En fouinant dans sa librairie habituelle, Andrea Camilleri tombe en arrêt devant un entrefilet consacré à un élément mineur de l'histoire d'Agrigente où il a fait ses études : un paysan a été nommé roi au début du XVIIIe s. Elément mineur pour l'Histoire mais majeur pour l'auteur qui connaît sa Sicile natale comme le fond de sa poche et qui ignorait ce détail.

Pas moyen de moyenner, il faut absolument qu'il connaisse les tenants et aboutissants d'une existence hors du commun… mais dont rien d'autre n'existe que ce « fait divers » paru dans les « Mémoires historiques d'Agrigente » en 1866.

Et voilà notre auteur, tout sensipoté, prit à scrutiner l'époque peu enviable de la succession d'Espagne dont la Sicile est un enjeu important. Tous les éléments historiques qui entourent les personnages du roman sont rigoureusement exacts. La biographie du paysan devenu roi est rigoureusement inventée. Avec quelle verve !

Or donc, l'enfantelet Michele Zosimo naquit de parents pauvres de génération en génération. Précoce et coquin, le petit Zosimo refuse le lait maternel au profit d'une sardine et de quelques miettes de pain, se met à parler dès sept mois et est enseigné par un ermite extravagant qui en fait un amoureux des livres et un « pagan savant » qui mettra son érudition et son bon sens au service de ses semblables.

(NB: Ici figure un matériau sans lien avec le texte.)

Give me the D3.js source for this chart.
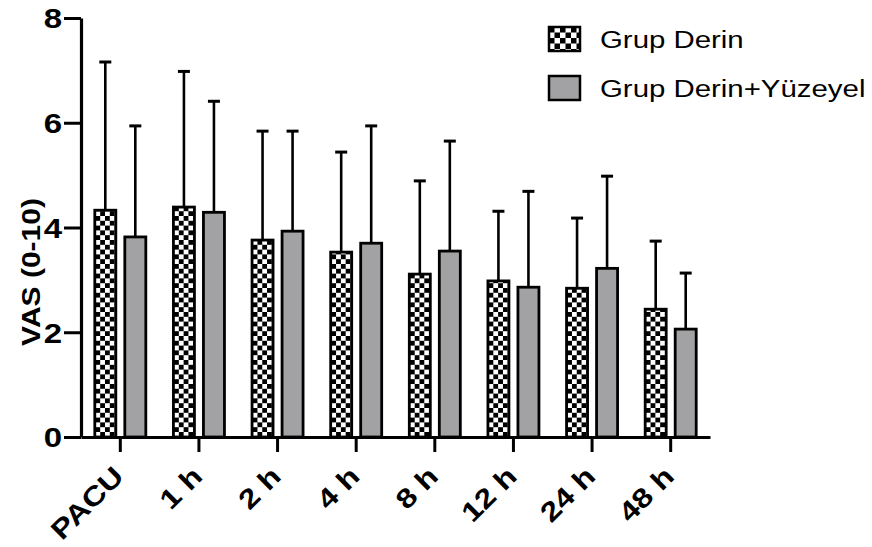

Alors que le roi d'Espagne cède la Sicile à la Maison de Savoie non sans échauffourées continuelles, alors que les armées s'étripent, que les grands propriétaires terriens s'écharpent et que l'évêque manipule ses ouailles à la venvole, seule la vie misérable des paysans connaît la stabilité. S'y ajoutent de temps à autre sécheresse, famine, épidémies et inversement.

Dans ce climat tendu et terriblement injuste pour les populations, naissent nombre de jacqueries, de troubles et de tohu-bohus où des ordres contradictoires d'un régent ou l'autre viennent souvent affaiblir le pouvoir des roitelets locaux. C'est ainsi qu'un jour, Zosimo devint roi. Ephémère, mais roi quand même.

A son habitude des plus originales et des plus inventives, Camilleri mélange l'italien moderne et les dialectes siciliens à la verve espagnole pour colorer les dialogues et les scènes de la vie quotidienne. Cela confère au texte un rythme musical très savoureux, métissé d'un langage suranné sans doute, mais tellement vivant. Il faut épingler le talent de la traductrice, Dominique Vittoz, qui a fait un travail de recherche considérable en adaptant la langue de Camilleri en français ancien et en français régional de Lyon. Un glossaire très étoffé en fin d'ouvrage mérite le détour même si la compréhension de cette fourchelangue intervient d'elle-même après quelques pages.

Pour l'instant, je n'ai pas encore trouvé l'inspecteur Montalbano qui pourrait me faire apprécier les enquêtes policières d'Andrea Camilleri mais en ce qui concerne ses romans historiques, je leur suis acquise à 100%.